### Dataset content
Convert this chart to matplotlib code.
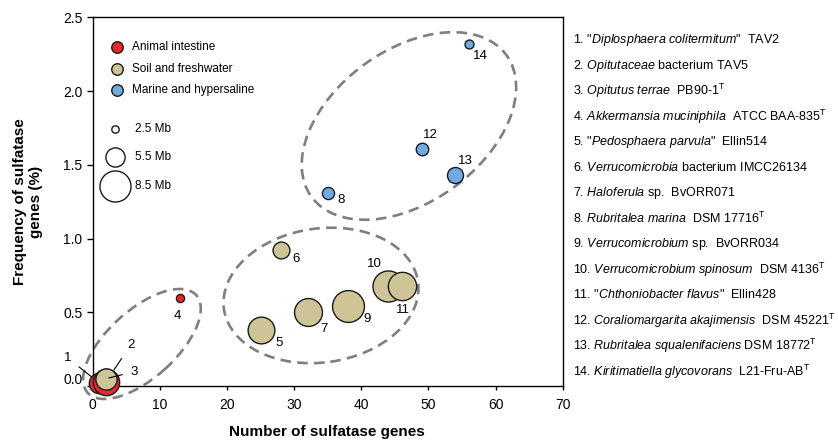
import matplotlib
matplotlib.use("Agg")
import matplotlib.pyplot as plt
from matplotlib.patches import Ellipse
from matplotlib.transforms import Affine2D, ScaledTranslation

plt.rcParams['font.family'] = 'Liberation Sans'
plt.rcParams['mathtext.fontset'] = 'custom'
plt.rcParams['mathtext.rm'] = 'Liberation Sans'
plt.rcParams['mathtext.it'] = 'Liberation Sans:italic'

# data: genome numbers 1..14
labels = [str(i) for i in range(1, 15)]
genes = [1, 2, 2, 13, 25, 28, 32, 35, 38, 44, 46, 49, 54, 56]
freq = [0.02, 0.03, 0.05, 0.60, 0.38, 0.92, 0.50, 1.31, 0.54, 0.68, 0.68, 1.61, 1.43, 2.32]
genome_mb = [5.8, 7.3, 6.0, 2.7, 7.4, 4.9, 7.7, 3.7, 8.7, 8.5, 7.8, 3.8, 4.7, 2.9]
habitat = ['animal', 'animal', 'soil', 'animal', 'soil', 'soil', 'soil', 'marine',
           'soil', 'soil', 'soil', 'marine', 'marine', 'marine']

habitat_names = {'animal': 'Animal intestine', 'soil': 'Soil and freshwater',
                 'marine': 'Marine and hypersaline'}
colors = {'animal': '#E8262B', 'soil': '#CEC497', 'marine': '#6FAAE0'}
size_legend = [2.5, 5.5, 8.5]

species = [
    '"$\\mathit{Diplosphaera\\ colitermitum}$"  TAV2',
    '$\\mathit{Opitutaceae}$ bacterium TAV5',
    '$\\mathit{Opitutus\\ terrae}$  PB90-1$^{\\rm T}$',
    '$\\mathit{Akkermansia\\ muciniphila}$  ATCC BAA-835$^{\\rm T}$',
    '"$\\mathit{Pedosphaera\\ parvula}$"  Ellin514',
    '$\\mathit{Verrucomicrobia}$ bacterium IMCC26134',
    '$\\mathit{Haloferula}$ sp.  BvORR071',
    '$\\mathit{Rubritalea\\ marina}$  DSM 17716$^{\\rm T}$',
    '$\\mathit{Verrucomicrobium}$ sp.  BvORR034',
    '$\\mathit{Verrucomicrobium\\ spinosum}$  DSM 4136$^{\\rm T}$',
    '"$\\mathit{Chthoniobacter\\ flavus}$"  Ellin428',
    '$\\mathit{Coraliomargarita\\ akajimensis}$  DSM 45221$^{\\rm T}$',
    '$\\mathit{Rubritalea\\ squalenifaciens}$ DSM 18772$^{\\rm T}$',
    '$\\mathit{Kiritimatiella\\ glycovorans}$  L21-Fru-AB$^{\\rm T}$',
]

# label offsets (points) and leader line shrink
label_off = [(-22.6, 17.9), (17.7, 26.4), (20.3, 5.0), (-2, -13), (13.2, -9.6),
             (10.8, -6.5), (11.5, -12.2), (9.7, -5.3), (14, -9.1), (-10, 15.4),
             (0.7, -17.5), (6.5, 9.6), (7.2, 9.9), (8.4, -9.1)]
leader = {0: 6.3, 1: 10, 2: 2}


def marker_area(mb):
    d_px = 3.95 * mb - 2.5
    return (d_px * 0.72) ** 2


fig = plt.figure(figsize=(8.38, 4.40), dpi=100)
ax = fig.add_axes([0.1106, 0.1227, 0.5609, 0.838])
ax.set_xlim(0, 70)
ax.set_ylim(0, 2.5)

# dashed group outlines, sized in pixels
ppx = fig.get_figwidth() * fig.dpi * 0.5609 / 70
ppy = fig.get_figheight() * fig.dpi * 0.838 / 2.5
groups = [((7.34, 0.285), 146, 68, 42), ((34.0, 0.614), 196, 134, 8),
          ((47.1, 1.763), 241, 152, 36)]
for (cx, cy), w, h, ang in groups:
    tr = Affine2D().scale(1 / ppx, 1 / ppy).translate(cx, cy) + ax.transData
    e = Ellipse((0, 0), w, h, angle=ang, transform=tr, fill=False,
                edgecolor='#7f7f7f', lw=1.9, linestyle=(0, (4, 2.4)),
                clip_on=False, zorder=1)
    ax.add_patch(e)

for i in range(len(genes)):
    ax.scatter(genes[i], freq[i], s=marker_area(genome_mb[i]),
               color=colors[habitat[i]], edgecolor='#1a1a1a', lw=1,
               zorder=3 + i, clip_on=False)
    dx, dy = label_off[i]
    if i in leader:
        ax.annotate(labels[i], (genes[i], freq[i]), xytext=(dx, dy),
                    textcoords='offset points', ha='center', va='center',
                    fontsize=9.5, annotation_clip=False, zorder=20,
                    arrowprops=dict(arrowstyle='-', color='black', lw=0.8,
                                    shrinkA=4, shrinkB=leader[i]))
    else:
        ax.annotate(labels[i], (genes[i], freq[i]), xytext=(dx, dy),
                    textcoords='offset points', ha='center', va='center',
                    fontsize=9.5, zorder=20)

# habitat legend
for j, key in enumerate(['animal', 'soil', 'marine']):
    yy = [0.9186, 0.859, 0.803][j]
    ax.scatter(0.0523, yy, s=(11.5 * 0.72) ** 2, color=colors[key],
               edgecolor='#1a1a1a', lw=1, transform=ax.transAxes, zorder=5)
    ax.text(0.083, yy, habitat_names[key], transform=ax.transAxes,
            va='center', ha='left', fontsize=8.5)

# genome size legend
for j, mb in enumerate(size_legend):
    yy = [0.697, 0.622, 0.542][j]
    ax.scatter(0.0474, yy, s=marker_area(mb), facecolor='white',
               edgecolor='#1a1a1a', lw=1, transform=ax.transAxes, zorder=5)
    ax.text(0.09, yy, '%.1f Mb' % mb, transform=ax.transAxes,
            va='center', ha='left', fontsize=8.5)

ax.set_xticks(range(0, 71, 10))
ax.set_yticks([0.0, 0.5, 1.0, 1.5, 2.0, 2.5])
ax.set_yticklabels(['0.0', '0.5', '1.0', '1.5', '2.0', '2.5'])
ax.tick_params(axis='x', direction='out', length=3, width=1, labelsize=10, pad=5.5)
ax.tick_params(axis='y', direction='out', length=4, width=1, labelsize=10, pad=3.5)
for sp in ax.spines.values():
    sp.set_linewidth(1.0)

# nudge the 0.0 label up a bit
lab0 = ax.get_yticklabels()[0]
lab0.set_transform(lab0.get_transform() + ScaledTranslation(0, 8 / 100, fig.dpi_scale_trans))

fig.text(327 / 838, 1 - 431.7 / 440, 'Number of sulfatase genes', ha='center',
         va='center', fontsize=11, fontweight='bold')
fig.text(28 / 838, 1 - 202 / 440, 'Frequency of sulfatase\ngenes (%)', ha='center',
         va='center', rotation=90, fontsize=11, fontweight='bold',
         multialignment='center', linespacing=1.25)

# species list
for i, sp_name in enumerate(species):
    y_px = 40 + 25.5 * i
    fig.text(573 / 838, 1 - y_px / 440, '%d. %s' % (i + 1, sp_name),
             ha='left', va='center', fontsize=9)

fig.savefig('out.png', dpi=100)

### Task brief
Print out the whole of the material word for word, without pictures.

### Exercise result
Convert this chart to matplotlib code.
import matplotlib
matplotlib.use("Agg")
import matplotlib.pyplot as plt
from matplotlib.patches import Ellipse
from matplotlib.transforms import Affine2D, ScaledTranslation

plt.rcParams['font.family'] = 'Liberation Sans'
plt.rcParams['mathtext.fontset'] = 'custom'
plt.rcParams['mathtext.rm'] = 'Liberation Sans'
plt.rcParams['mathtext.it'] = 'Liberation Sans:italic'

# data: genome numbers 1..14
labels = [str(i) for i in range(1, 15)]
genes = [1, 2, 2, 13, 25, 28, 32, 35, 38, 44, 46, 49, 54, 56]
freq = [0.02, 0.03, 0.05, 0.60, 0.38, 0.92, 0.50, 1.31, 0.54, 0.68, 0.68, 1.61, 1.43, 2.32]
genome_mb = [5.8, 7.3, 6.0, 2.7, 7.4, 4.9, 7.7, 3.7, 8.7, 8.5, 7.8, 3.8, 4.7, 2.9]
habitat = ['animal', 'animal', 'soil', 'animal', 'soil', 'soil', 'soil', 'marine',
           'soil', 'soil', 'soil', 'marine', 'marine', 'marine']

habitat_names = {'animal': 'Animal intestine', 'soil': 'Soil and freshwater',
                 'marine': 'Marine and hypersaline'}
colors = {'animal': '#E8262B', 'soil': '#CEC497', 'marine': '#6FAAE0'}
size_legend = [2.5, 5.5, 8.5]

species = [
    '"$\\mathit{Diplosphaera\\ colitermitum}$"  TAV2',
    '$\\mathit{Opitutaceae}$ bacterium TAV5',
    '$\\mathit{Opitutus\\ terrae}$  PB90-1$^{\\rm T}$',
    '$\\mathit{Akkermansia\\ muciniphila}$  ATCC BAA-835$^{\\rm T}$',
    '"$\\mathit{Pedosphaera\\ parvula}$"  Ellin514',
    '$\\mathit{Verrucomicrobia}$ bacterium IMCC26134',
    '$\\mathit{Haloferula}$ sp.  BvORR071',
    '$\\mathit{Rubritalea\\ marina}$  DSM 17716$^{\\rm T}$',
    '$\\mathit{Verrucomicrobium}$ sp.  BvORR034',
    '$\\mathit{Verrucomicrobium\\ spinosum}$  DSM 4136$^{\\rm T}$',
    '"$\\mathit{Chthoniobacter\\ flavus}$"  Ellin428',
    '$\\mathit{Coraliomargarita\\ akajimensis}$  DSM 45221$^{\\rm T}$',
    '$\\mathit{Rubritalea\\ squalenifaciens}$ DSM 18772$^{\\rm T}$',
    '$\\mathit{Kiritimatiella\\ glycovorans}$  L21-Fru-AB$^{\\rm T}$',
]

# label offsets (points) and leader line shrink
label_off = [(-22.6, 17.9), (17.7, 26.4), (20.3, 5.0), (-2, -13), (13.2, -9.6),
             (10.8, -6.5), (11.5, -12.2), (9.7, -5.3), (14, -9.1), (-10, 15.4),
             (0.7, -17.5), (6.5, 9.6), (7.2, 9.9), (8.4, -9.1)]
leader = {0: 6.3, 1: 10, 2: 2}


def marker_area(mb):
    d_px = 3.95 * mb - 2.5
    return (d_px * 0.72) ** 2


fig = plt.figure(figsize=(8.38, 4.40), dpi=100)
ax = fig.add_axes([0.1106, 0.1227, 0.5609, 0.838])
ax.set_xlim(0, 70)
ax.set_ylim(0, 2.5)

# dashed group outlines, sized in pixels
ppx = fig.get_figwidth() * fig.dpi * 0.5609 / 70
ppy = fig.get_figheight() * fig.dpi * 0.838 / 2.5
groups = [((7.34, 0.285), 146, 68, 42), ((34.0, 0.614), 196, 134, 8),
          ((47.1, 1.763), 241, 152, 36)]
for (cx, cy), w, h, ang in groups:
    tr = Affine2D().scale(1 / ppx, 1 / ppy).translate(cx, cy) + ax.transData
    e = Ellipse((0, 0), w, h, angle=ang, transform=tr, fill=False,
                edgecolor='#7f7f7f', lw=1.9, linestyle=(0, (4, 2.4)),
                clip_on=False, zorder=1)
    ax.add_patch(e)

for i in range(len(genes)):
    ax.scatter(genes[i], freq[i], s=marker_area(genome_mb[i]),
               color=colors[habitat[i]], edgecolor='#1a1a1a', lw=1,
               zorder=3 + i, clip_on=False)
    dx, dy = label_off[i]
    if i in leader:
        ax.annotate(labels[i], (genes[i], freq[i]), xytext=(dx, dy),
                    textcoords='offset points', ha='center', va='center',
                    fontsize=9.5, annotation_clip=False, zorder=20,
                    arrowprops=dict(arrowstyle='-', color='black', lw=0.8,
                                    shrinkA=4, shrinkB=leader[i]))
    else:
        ax.annotate(labels[i], (genes[i], freq[i]), xytext=(dx, dy),
                    textcoords='offset points', ha='center', va='center',
                    fontsize=9.5, zorder=20)

# habitat legend
for j, key in enumerate(['animal', 'soil', 'marine']):
    yy = [0.9186, 0.859, 0.803][j]
    ax.scatter(0.0523, yy, s=(11.5 * 0.72) ** 2, color=colors[key],
               edgecolor='#1a1a1a', lw=1, transform=ax.transAxes, zorder=5)
    ax.text(0.083, yy, habitat_names[key], transform=ax.transAxes,
            va='center', ha='left', fontsize=8.5)

# genome size legend
for j, mb in enumerate(size_legend):
    yy = [0.697, 0.622, 0.542][j]
    ax.scatter(0.0474, yy, s=marker_area(mb), facecolor='white',
               edgecolor='#1a1a1a', lw=1, transform=ax.transAxes, zorder=5)
    ax.text(0.09, yy, '%.1f Mb' % mb, transform=ax.transAxes,
            va='center', ha='left', fontsize=8.5)

ax.set_xticks(range(0, 71, 10))
ax.set_yticks([0.0, 0.5, 1.0, 1.5, 2.0, 2.5])
ax.set_yticklabels(['0.0', '0.5', '1.0', '1.5', '2.0', '2.5'])
ax.tick_params(axis='x', direction='out', length=3, width=1, labelsize=10, pad=5.5)
ax.tick_params(axis='y', direction='out', length=4, width=1, labelsize=10, pad=3.5)
for sp in ax.spines.values():
    sp.set_linewidth(1.0)

# nudge the 0.0 label up a bit
lab0 = ax.get_yticklabels()[0]
lab0.set_transform(lab0.get_transform() + ScaledTranslation(0, 8 / 100, fig.dpi_scale_trans))

fig.text(327 / 838, 1 - 431.7 / 440, 'Number of sulfatase genes', ha='center',
         va='center', fontsize=11, fontweight='bold')
fig.text(28 / 838, 1 - 202 / 440, 'Frequency of sulfatase\ngenes (%)', ha='center',
         va='center', rotation=90, fontsize=11, fontweight='bold',
         multialignment='center', linespacing=1.25)

# species list
for i, sp_name in enumerate(species):
    y_px = 40 + 25.5 * i
    fig.text(573 / 838, 1 - y_px / 440, '%d. %s' % (i + 1, sp_name),
             ha='left', va='center', fontsize=9)

fig.savefig('out.png', dpi=100)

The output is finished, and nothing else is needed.